• _Written problem_
Quote the data exactly, first line to the line containing "ax = fig.add_axes([156", with no pictures.

• _Available data_
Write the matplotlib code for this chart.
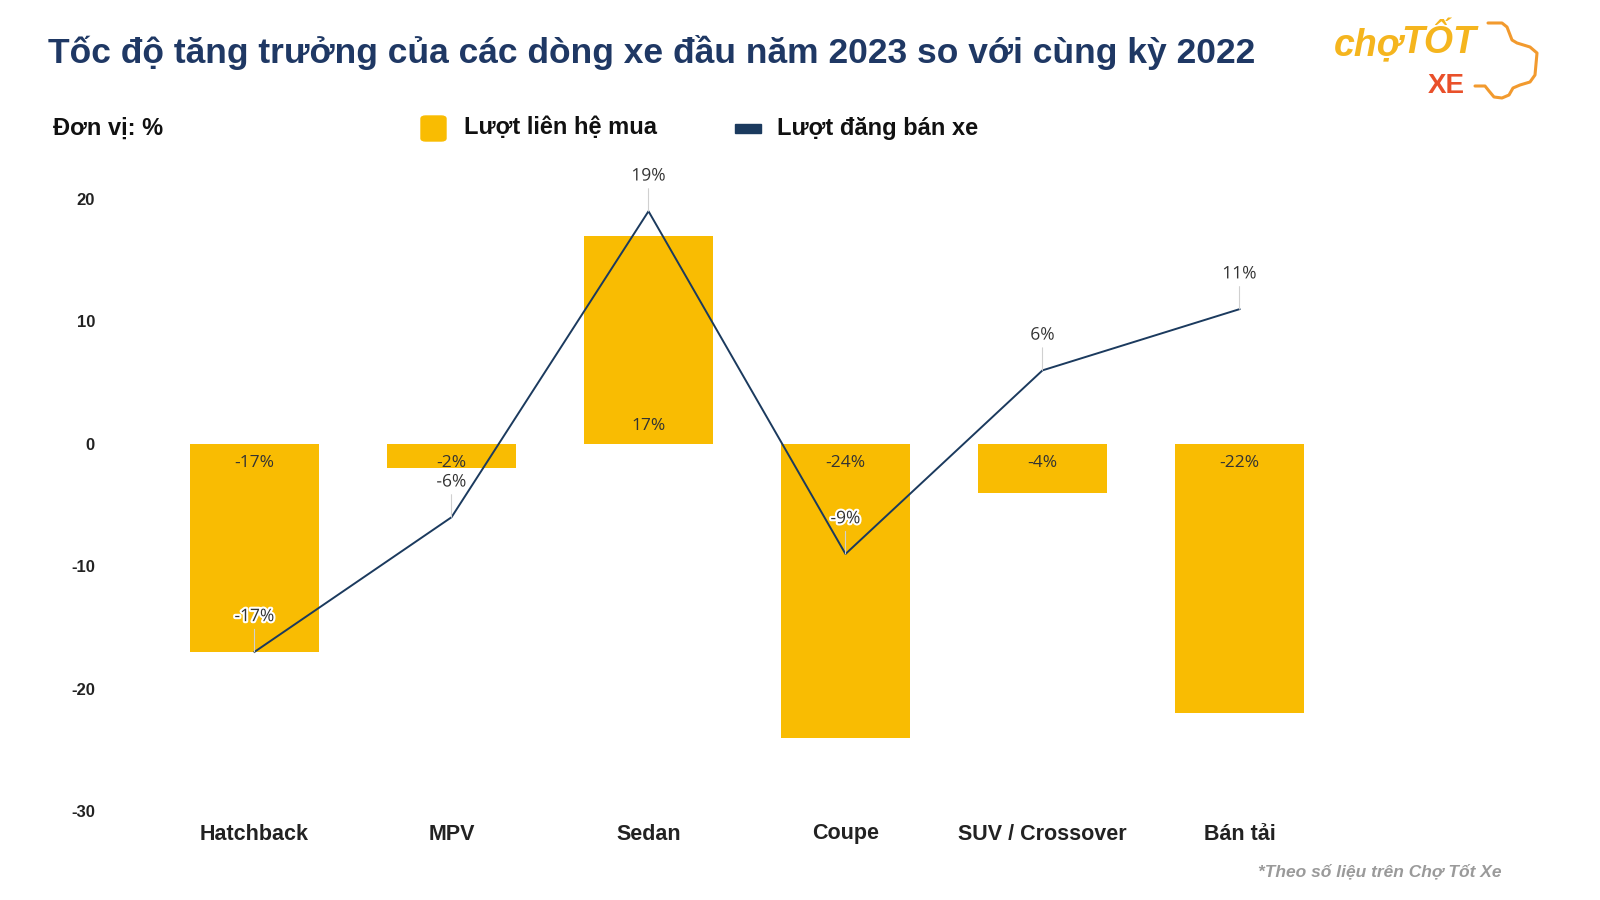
import numpy as np
import matplotlib.pyplot as plt
import matplotlib.patheffects as pe
from matplotlib.patches import FancyBboxPatch, Rectangle
from matplotlib.lines import Line2D

plt.rcParams['font.family'] = ['Liberation Sans', 'DejaVu Sans']

categories = ['Hatchback', 'MPV', 'Sedan', 'Coupe', 'SUV / Crossover', 'Bán tải']
contact_growth = [-17, -2, 17, -24, -4, -22]    # Lượt liên hệ mua (bars)
listing_growth = [-17, -6, 19, -9, 6, 11]       # Lượt đăng bán xe (line)
yticks = [-30, -20, -10, 0, 10, 20]

BAR = '#F9BC02'
NAVY = '#1B3A5E'
W, H = 1600, 900

fig = plt.figure(figsize=(16, 9), dpi=100)
fig.patch.set_facecolor('white')
ax = fig.add_axes([156 / W, 1 - 811 / H, (1338 - 156) / W, (811 - 199) / H])

x = np.arange(len(categories))
ax.bar(x, contact_growth, width=0.65, color=BAR, zorder=2)
ax.plot(x, listing_growth, color=NAVY, lw=1.4, zorder=3)

ax.set_xlim(-0.5, len(categories) - 0.5)
ax.set_ylim(-30, 20)
ax.set_yticks(yticks)
ax.set_yticklabels([str(t) for t in yticks], fontsize=12, fontweight='bold', color='#222222')
ax.set_xticks(x)
ax.set_xticklabels(categories, fontsize=15.5, fontweight='bold', color='#222222')
ax.tick_params(axis='y', length=0, pad=44)
ax.tick_params(axis='x', length=0, pad=9)
for s in ax.spines.values():
    s.set_visible(False)

lbl_font = dict(family=['Open Sans', 'DejaVu Sans'], fontsize=12.5, color='#333333')

# bar labels, inside base
for xi, v in zip(x, contact_growth):
    off = -13.5 if v < 0 else 12.5
    ax.annotate(f'{v}%', xy=(xi, 0), xytext=(0, off), textcoords='offset points',
                ha='center', va='center', zorder=4, **lbl_font)

# line labels with leader lines
for xi, v in zip(x, listing_growth):
    ax.annotate(f'{v}%', xy=(xi, v), xytext=(0, 25), textcoords='offset points',
                ha='center', va='center', zorder=5,
                arrowprops=dict(arrowstyle='-', color='#d0d0d0', lw=0.8, shrinkA=1, shrinkB=0),
                path_effects=[pe.withStroke(linewidth=3, foreground='white')], **lbl_font)

# title
fig.text(48 / W, 1 - 53 / H, 'Tốc độ tăng trưởng của các dòng xe đầu năm 2023 so với cùng kỳ 2022',
         fontsize=25.5, fontweight='bold', color='#1F3864', ha='left', va='center')

# unit + legend
leg_font = dict(fontsize=17, fontweight='bold', color='#111111', ha='left', va='center')
fig.text(53 / W, 1 - 128 / H, 'Đơn vị: %', **leg_font)
fig.patches.append(FancyBboxPatch((421 / W, 1 - 141 / H), 25 / W, 25 / H,
                                  boxstyle='round,pad=0,rounding_size=0.003',
                                  transform=fig.transFigure, color=BAR))
fig.text(464 / W, 1 - 128 / H, 'Lượt liên hệ mua', **leg_font)
fig.patches.append(Rectangle((735 / W, 1 - 133 / H), 26 / W, 9 / H,
                             transform=fig.transFigure, color=NAVY))
fig.text(777 / W, 1 - 128 / H, 'Lượt đăng bán xe', **leg_font)

# footnote
fig.text(1502 / W, 1 - 872 / H, '*Theo số liệu trên Chợ Tốt Xe', fontsize=12.5, fontweight='bold',
         style='italic', color='#9a9a9a', ha='right', va='center')

# logo
fig.text(1334 / W, 1 - 45 / H, 'chợ', fontsize=27, fontweight='bold', style='italic',
         color='#F5B51E', ha='left', va='center')
fig.text(1401 / W, 1 - 43 / H, 'TỐT', fontsize=27, fontweight='bold', style='italic',
         color='#F5B51E', ha='left', va='center')
fig.text(1428 / W, 1 - 86 / H, 'XE', fontsize=20, fontweight='bold',
         color='#E9502A', ha='left', va='center')
car = [(1475, 86), (1485, 86), (1489, 91), (1494, 97), (1502, 98), (1509, 95), (1513, 88),
       (1520, 85), (1530, 82), (1535, 75), (1537, 53), (1530, 47), (1517, 43), (1512, 40),
       (1507, 27), (1502, 23), (1488, 23)]
cx = [p[0] / W for p in car]
cy = [1 - p[1] / H for p in car]
fig.lines.append(Line2D(cx, cy, transform=fig.transFigure, color='#F29A2E', lw=2.2,
                        solid_joinstyle='round', solid_capstyle='round'))

fig.savefig('out.png', dpi=100)
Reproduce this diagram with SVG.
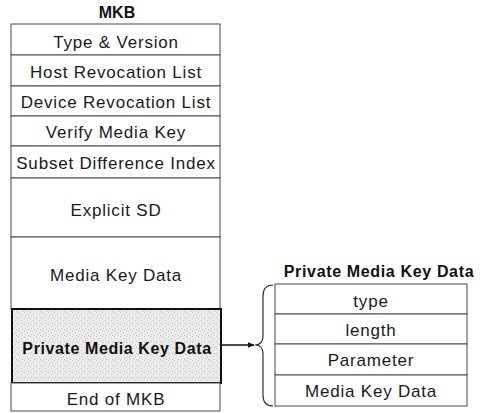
<svg xmlns="http://www.w3.org/2000/svg" width="487" height="413" viewBox="0 0 487 413">
  <style>
    .cell { fill: #ffffff; stroke: #4a4a4a; stroke-width: 1; }
    .lbl { font-family: "Liberation Sans", Arial, sans-serif; font-size: 17px; letter-spacing: 0.8px; fill: #1a1a1a; text-anchor: middle; }
    .hd { font-family: "Liberation Sans", Arial, sans-serif; font-size: 16px; font-weight: bold; fill: #111; text-anchor: middle; }
    .conn { stroke: #111; stroke-width: 1.5; fill: none; }
  </style>
  <defs>
    <marker id="arrow" viewBox="0 0 10 10" refX="9" refY="5" markerWidth="7" markerHeight="7" orient="auto" markerUnits="userSpaceOnUse">
      <path d="M0,1 L10,5 L0,9 z" fill="#111"/>
    </marker>
    <pattern id="grain" width="6" height="6" patternUnits="userSpaceOnUse">
      <rect width="6" height="6" fill="#ececec"/>
      <rect x="0" y="0" width="1" height="1" fill="#bdbdbd"/>
      <rect x="3" y="2" width="1" height="1" fill="#c4c4c4"/>
      <rect x="1" y="4" width="1" height="1" fill="#cacaca"/>
      <rect x="4" y="5" width="1" height="1" fill="#c0c0c0"/>
    </pattern>
  </defs>

  <!-- MKB structure -->
  <g id="mkb">
    <text class="hd" x="117" y="18">MKB</text>
    <g id="type-version"><rect class="cell" x="11" y="24" width="209" height="31"/><text class="lbl" x="116" y="48">Type &amp; Version</text></g>
    <g id="host-revocation"><rect class="cell" x="11" y="55" width="209" height="31"/><text class="lbl" x="116" y="78">Host Revocation List</text></g>
    <g id="device-revocation"><rect class="cell" x="11" y="86" width="209" height="30"/><text class="lbl" x="116" y="108">Device Revocation List</text></g>
    <g id="verify-media-key"><rect class="cell" x="11" y="116" width="209" height="30"/><text class="lbl" x="116" y="138">Verify Media Key</text></g>
    <g id="subset-difference"><rect class="cell" x="11" y="146" width="209" height="32"/><text class="lbl" x="116" y="169">Subset Difference Index</text></g>
    <g id="explicit-sd"><rect class="cell" x="11" y="178" width="209" height="59"/><text class="lbl" x="116" y="216">Explicit SD</text></g>
    <g id="media-key-data"><rect class="cell" x="11" y="237" width="209" height="72"/><text class="lbl" x="116" y="281">Media Key Data</text></g>
    <g id="private-media-key-data"><rect x="12" y="309" width="209" height="74" fill="url(#grain)" stroke="#111" stroke-width="2"/><text class="hd" x="117" y="354" letter-spacing="0.6">Private Media Key Data</text></g>
    <g id="end-of-mkb"><rect class="cell" x="11" y="383" width="209" height="28"/><text class="lbl" x="116" y="405">End of MKB</text></g>
  </g>

  <!-- Private Media Key Data breakdown -->
  <g id="pmkd">
    <text class="hd" x="379" y="277" letter-spacing="0.65">Private Media Key Data</text>
    <g id="pmkd-type"><rect class="cell" x="275" y="284" width="192" height="30"/><text class="lbl" x="371" y="307">type</text></g>
    <g id="pmkd-length"><rect class="cell" x="275" y="314" width="192" height="30"/><text class="lbl" x="371" y="336">length</text></g>
    <g id="pmkd-parameter"><rect class="cell" x="275" y="344" width="192" height="31"/><text class="lbl" x="371" y="366">Parameter</text></g>
    <g id="pmkd-media-key-data"><rect class="cell" x="275" y="375" width="192" height="31"/><text class="lbl" x="371" y="397">Media Key Data</text></g>
  </g>

  <!-- connectors -->
  <g id="connectors">
    <line class="conn" x1="221" y1="345" x2="254" y2="345" marker-end="url(#arrow)"/>
    <path d="M273,285 Q263,285 263,296 L263,336 Q263,345 255,345 Q263,345 263,354 L263,395 Q263,406 273,406" fill="none" stroke="#333" stroke-width="1.2"/>
  </g>
</svg>
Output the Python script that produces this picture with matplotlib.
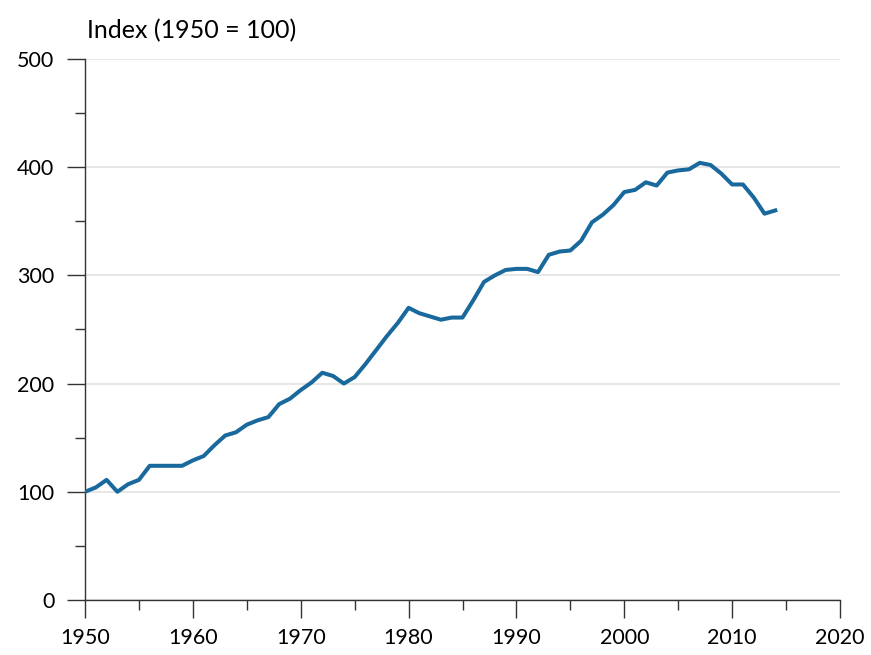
import numpy as np
import matplotlib.pyplot as plt
from matplotlib.ticker import MultipleLocator

plt.rcParams['font.family'] = ['Lato', 'DejaVu Sans']

years = np.arange(1950, 2015)
index = [100, 104, 111, 100, 107, 111, 124, 124, 124, 124,
         129, 133, 143, 152, 155, 162, 166, 169, 181, 186,
         194, 201, 210, 207, 200, 206, 218, 231, 244, 256,
         270, 265, 262, 259, 261, 261, 277, 294, 300, 305,
         306, 306, 303, 319, 322, 323, 332, 349, 356, 365,
         377, 379, 386, 383, 395, 397, 398, 404, 402, 394,
         384, 384, 372, 357, 360]

fig = plt.figure(figsize=(8.71, 6.55), dpi=100)
ax = fig.add_axes([0.0976, 0.084, 0.8668, 0.826])

ax.plot(years, index, color='#19699d', lw=2.9, solid_joinstyle='round', zorder=3)

ax.set_xlim(1950, 2020)
ax.set_ylim(0, 500)
ax.xaxis.set_major_locator(MultipleLocator(10))
ax.xaxis.set_minor_locator(MultipleLocator(5))
ax.yaxis.set_major_locator(MultipleLocator(100))
ax.yaxis.set_minor_locator(MultipleLocator(50))

ax.grid(axis='y', which='major', color='#e3e3e3', lw=1.2, zorder=0)
for s in ['top', 'right']:
    ax.spines[s].set_visible(False)
for s in ['left', 'bottom']:
    ax.spines[s].set_color('#333333')
    ax.spines[s].set_linewidth(1.0)

ax.tick_params(which='major', length=13, width=1.0, color='#333333', labelsize=15.5, pad=7)
ax.tick_params(which='minor', length=7, width=1.0, color='#333333')
ax.tick_params(axis='y', which='major', pad=9)

fig.text(0.1, 0.953, 'Index (1950 = 100)', fontsize=18, ha='left', va='center')

fig.savefig('out.png', dpi=100)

• _Full output_
Write the matplotlib code for this chart.
import numpy as np
import matplotlib.pyplot as plt
import matplotlib.patheffects as pe
from matplotlib.patches import FancyBboxPatch, Rectangle
from matplotlib.lines import Line2D

plt.rcParams['font.family'] = ['Liberation Sans', 'DejaVu Sans']

categories = ['Hatchback', 'MPV', 'Sedan', 'Coupe', 'SUV / Crossover', 'Bán tải']
contact_growth = [-17, -2, 17, -24, -4, -22]    # Lượt liên hệ mua (bars)
listing_growth = [-17, -6, 19, -9, 6, 11]       # Lượt đăng bán xe (line)
yticks = [-30, -20, -10, 0, 10, 20]

BAR = '#F9BC02'
NAVY = '#1B3A5E'
W, H = 1600, 900

fig = plt.figure(figsize=(16, 9), dpi=100)
fig.patch.set_facecolor('white')
ax = fig.add_axes([156 / W, 1 - 811 / H, (1338 - 156) / W, (811 - 199) / H])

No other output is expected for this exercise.